In the wake of the trial and the high-profile busts that led to it in the first place, a certain sort of college-basketball coach and fan has tried to argue that this trial will somehow “clean up” the sport. Here in Athens, Georgia, where I live, former Georgia basketball coach Mark Fox said, when indictments were handed down, that he welcomed it, that coaching should only be for people who “do this job in an honorable way.” But Fox drew a $1.7 million salary from Georgia as well as a deal with Nike itself, which paid Fox an undisclosed amount, in which he was “obligated to make up to three appearances a year on behalf of Nike up to 24 hours in duration,” and that Georgia “should be available to take part in Nike-sponsored tournaments once every three years.” It is difficult not to look at that and think that Fox thinks the “honorable way” is to make sure that no Nike money goes to the players because he’d like it all himself. It is worth noting that Fox has since been fired by Georgia and replaced by Tom Crean. Between the salary Georgia owes Fox and will be paying Crean, the university will be spending $5.35 million on basketball coaches during the 2018–19 season. But money that goes to the players is bad.

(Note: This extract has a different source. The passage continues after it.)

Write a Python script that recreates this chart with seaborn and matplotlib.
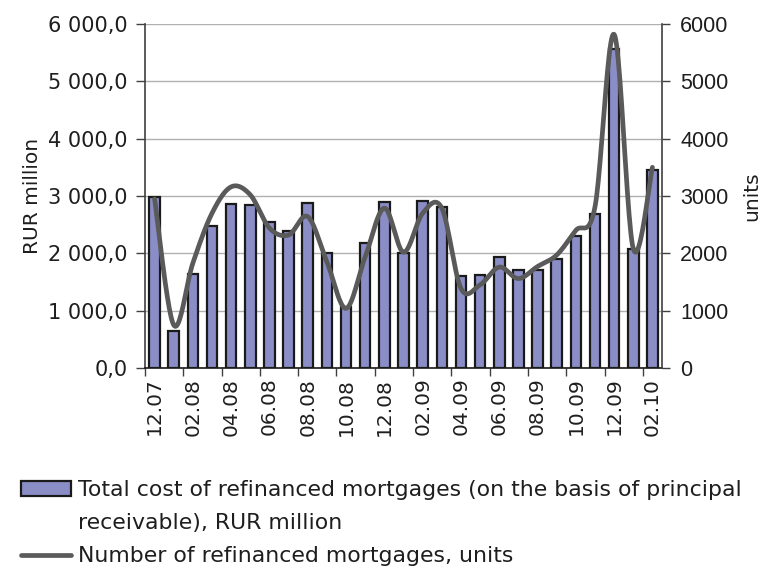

It’s hard, then, to look at this trial and see it as ridding college sports of any sort of corruption: Corruption is baked into the business model itself. And this is a tough fact to reconcile, I’ll confess. I am a season-ticket holder to Georgia men’s and women’s basketball here in Athens. I haven’t missed a men’s basketball game of my beloved alma mater Illinois Fighting Illini in about 20 years. The first four days of the NCAA Tournament are my four favorite days in sports. I love this game. But today, more and more players are making the perfectly rational decision to play overseas for a small pittance rather than attend college for the one-year minimum required by the NBA (and the one-and-done rule may be gone eventually anyway) or to just skip entirely and train for the NBA Draft, leaving the game populated by only players good enough for college but not nearly talented enough to play on the highest level. So college basketball has to ask itself: What even is this sport now?